Btw, the Shermer comment was directed more towards "Why People Believe Weird Things", in reference to how a clever bastard like Dawkins- well, more clever than me, at any rate- could fall for such a (to my eyes) easy-to-spot trap.
yeahjim - 2008-01-07 Putting something in perspective does not devalue it. Sure, I know intellectually that the person next to me is a vibrating series of electrical impulses, but that does not turn me into a sociopath. The slightest bit of further thinking reveals that I'm in the same boat as he is. To me personally, the stark aspect of realizing our arbitrary situation in the universe, then seeing in someone else's eye the half-hopeless, half-wise of someone else who's wondering what the fuck is going on, that's communion. It does not follow that Dorothy's pulling back of the Wizard's curtain leads to her ruthlessly conquering Oz.

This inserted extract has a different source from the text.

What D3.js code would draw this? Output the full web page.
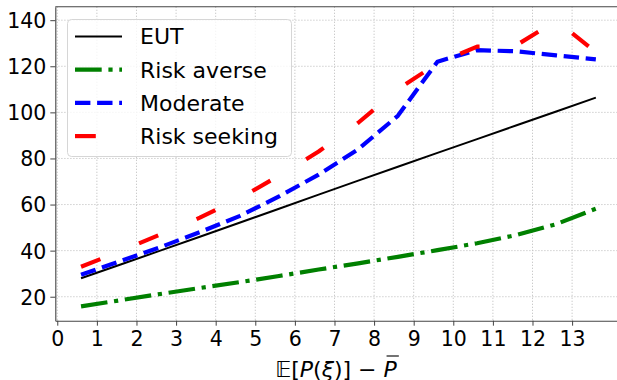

Baldr - 2008-01-07 This is a bit off topic, EvilHomer, but I think there's a better way to look at the argument from morality (that you can't have objective moral values without God). Instead of people being good because there's an omniscient big daddy watching everyone, they're good because they instinctively understand objective moral values, which stem from God's nature.
The distinction here is important, because an atheist can act on moral instincts while denying their source. As an analogy, you can drive a Honda at an expert level while simultaneously maintaining that Japan doesn't exist. It's not rational to do so, but it really doesn't have any bearing on whether or not you deserve a driver's license.
I think that an interesting consequence of this view is that assuming some sort of heaven exists, a theist who led an equally good life as an atheist might be less deserving of it, since the atheist was good in spite of the belief that goodness would ultimately never be rewarded.
I am not a fan of Richard Dawkins. My parents are Catholics (my dad a former Jew) of the "intellectual variety," and I've never felt that they are more nuts than your average physicist.
I agree with Homer's assertion that the American press and the political environment is dominated by the most extreme and anti-intellectual mutations of Christianity. The Bish is a Christian of the C.S. Lewis variety, and that's kind of person who should be representing that religion, not Ted Haggard and Ann Coulter.
gambol - 2008-01-07 Europeans' conceptions of religion are much more practical and intellectualized than Americans'. They hold it as a point of pride that they chased all of those fundamentalist and extremist elements off of their continent hundreds of years ago. Most of them came to America.
Watch this bishop and remember that the Church of England was all made up so that Henry VIII could get a divorce.